La irreverencia tuvo que ver con esa actitud de buscar permanentemente, algo que a veces lo hizo topar con lo nuevo e impactante, como la idea de hacer una tapa trapezoidal en Artaud (que, según me contó más de un disquero, era imposible acomodar en las bateas), descubrir objetos poéticos impensados, como un durazno que aparece cantado por él con un halo de belleza en el que hasta entonces nadie había reparado, la figuración del sexo como un magma, la apelación permanente al alma (en títulos como Alma de piedra, o la bellísima Alma de Diamante; el final del Capitán Beto) sin incurrir en misticismos ni nuevas eras. Y también una búsqueda de metáforas enloquecidas de tan ilógicas que descubrieron mundos pero también a veces los cristalizaron.

No se entienda esto como una crítica. Las verdaderas búsquedas, para ser tales, deben toparse con sus límites, con sus callejones sin salida,  con sus puntos ciegos. Por suerte, la música del Flaco no es perfecta pero tal vez sea eso mismo lo que la hace absolutamente entrañable.

En un manifiesto que repartió a los asistentes a la presentación en vivo de Artaud, puede leerse: “El rock, música dura, cambia y se modifica, en un instinto de transformación.”  En ese mismo disco se escucha “nunca he de decir que todo tiempo por pasado fue mejor, mañana es mejor”. El Flaco nunca fue un nostálgico de su propio pasado, siempre quiso encontrar en tiempo presente aquello que lo colmara, que construyera una plataforma para volver a arrancar. Es una pena que ese monumento que es la caja de CDS de Las bandas eternas sea tan inaccesible. Allí suena la quintaesencia de una forma de entender la música que nunca pensó en renunciar a su propia dinámica, a su modo personal de andar.

En una de las tantas semblanzas que se escuchan en estas horas, Javier Martínez, el legendario baterista de Manal, habló de la fama y su incompatibilidad con el Flaco. Nunca fue un hombre del show, ni siquiera en el momento de su romance con la modelo Carolina Peleritti. Con verlo,  hiperkinético sobre el escenario, sacudiendo la cabeza enfrascado en su guitarra, sostenido en las piernas flaquísimas, con la sonrisa asomando con algún giro, una palabra, un pensamiento de esos que se ven, uno entiende que no tenía sentido entregarse a nada que no fuera el arte y el afán de compartirlo con los demás. Spinetta ha acercado a mucha gente no sólo a diversos estilos musicales sino que le ha hecho conocer el surrealismo y a Artaud, y seguramente con menos repercusión a Michel Foucault. No se era el mismo después de pasar por el Flaco. No era simplemente sentarse a escuchar, era entrar a un universo fascinante en el que predominaba una melancolía juguetona, como la del Capitán Beto enfrentando a la soledad cósmica con un banderín de River y la estampita de un santo.
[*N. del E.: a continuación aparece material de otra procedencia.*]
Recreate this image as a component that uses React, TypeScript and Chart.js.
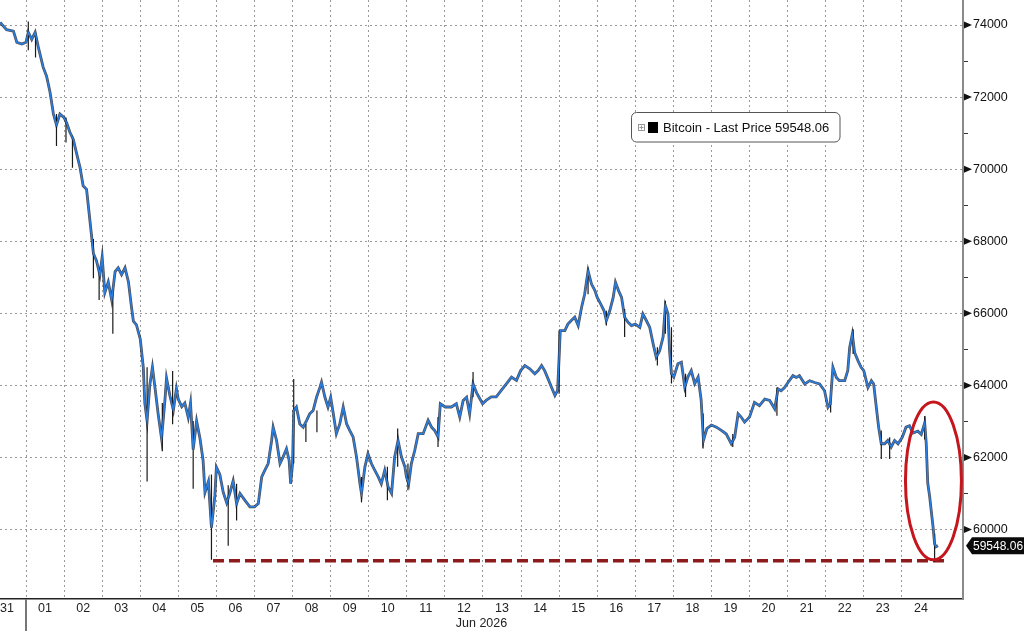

Hubo otro aspecto interesante de Spinetta que es el cambio de lugar que fue operando. El rock siempre fue un movimiento marcado por la adolescencia y por la irresponsabilidad ante la muerte. Charly García simboliza esto a la perfección. Spinetta se animó a crecer, a pasar a adulto, la letra de Todas las hojas son del viento descubre a un padre que piensa en el futuro de su hijo: “Cuida bien al niño/Cuida bien su mente/Dale el sol de Enero/Dale un vientre blanco/Dale tibia leche de tu cuerpo”. O decir en un recital: “ Es muy importante que esto que están viendo y escuchando hoy le sirva a cada uno de ustedes cada vez que están decidiendo quién maneja y cada vez que están pensando en consumir alcohol. Si me prometen que van a tener en cuenta lo que les estoy diciendo, me voy a ir de acá contento”. No es un coraje menor renunciar al propio mito del artista joven.

Toda rememoración requiereun párrafo de cierre que implica una despedida. Ante la muerte de un artista, se suele decir que queda su obra. En el caso del Flaco es cierto a medias, queda también su modo de estar al lado de su obra. Y unas canciones bellísimas, que seguiremos cantando cada vez que haga falta.